Aquelas mulheres valentes de Dourados. Um noivado trágico
Ele e ela viviam lá pelas bandas de Dourados, o florescente distrito que possuía as mais ricas terras da fronteira. Por lá, as mulheres são valentes. Vivendo em um ambiente de lutas, se defendiam - ou agrediam - pondo de lado a proteção masculina. Diversos casos confirmam. Uma, por questão de uma herança, prostou morto o tio, que exercia o cargo de subdelegado, homem de bravura muitas vezes confirmada. Outra, vendo seu lar invadido por dois indivíduos que sem mais nem menos queriam tomar-lhe a propriedade, feriu ambos a balaço. Em um deles, acertou três tiros, todos na boca. Apresentou-se à prisão, defendeu-se com rara energia, provou ter agido em legítima defesa e foi liberada.
Foram casar em P.Porã.
Mas voltemos aos noivos. Na véspera do casório, que se realizaria em P.Porã, embarcaram em caminhões, acompanhados pelos pais, padrinhos e alguns convidados. Era uma sexta-feira. No sábado, perante o juiz de direito, foram oficialmente declarados marido e mulher. Depois dos abraços costumeiros e das lágrimas treparam todos nós caminhões e empreenderam o regresso.

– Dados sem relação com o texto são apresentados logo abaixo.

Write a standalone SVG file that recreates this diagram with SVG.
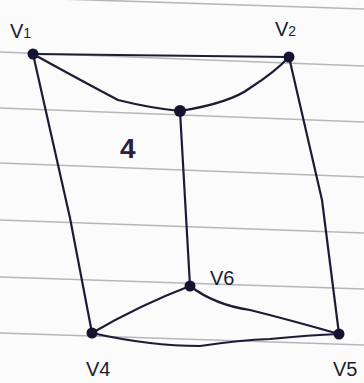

Um radiador e muitas mortes.
Após algumas dezenas de quilômetros, o veículo que conduzia os noivos parou. O radiador estava seco. Tão seco quanto os festeiros. Ninguém recusou a primeira rodada de vinho. Difícil era encontrar um caminhão que não tinha defeito no radiador. Era, também, um nunca acabar de rodadas de bebida para as pessoas. A comitiva imitava o radiador. Bebendo a cada vez que o caminhão era detido. Pela altura do rio Dourados, a embriaguez e os ânimos estavam altos. Antes da ponte, tornaram-se violentos. O chofer matou o noivo. Um padrinho matou o chofer. Ninguém sabe quantos mortos ficaram estendidos no chão.
A viúva virgem valente.
Três "V". Esse o apelido da noiva. Viúva, Virgem e Valente. Assim, por um golpe brutal e inesperado, aquela noiva gentil e tão confiada no futuro, transformou-se em uma mulher tristonha, sem um sorriso nos lábios pálidos. A alma eternamente velada pela viuvez. Viúva, mas viva. Sua valentia, digna das mulheres de Dourados, a livrou das balas alucinadas de uma viagem que fez o percurso da alegria à tristeza. Todo habitante de Dourados a conhece. Ou pelo menos a conhecia.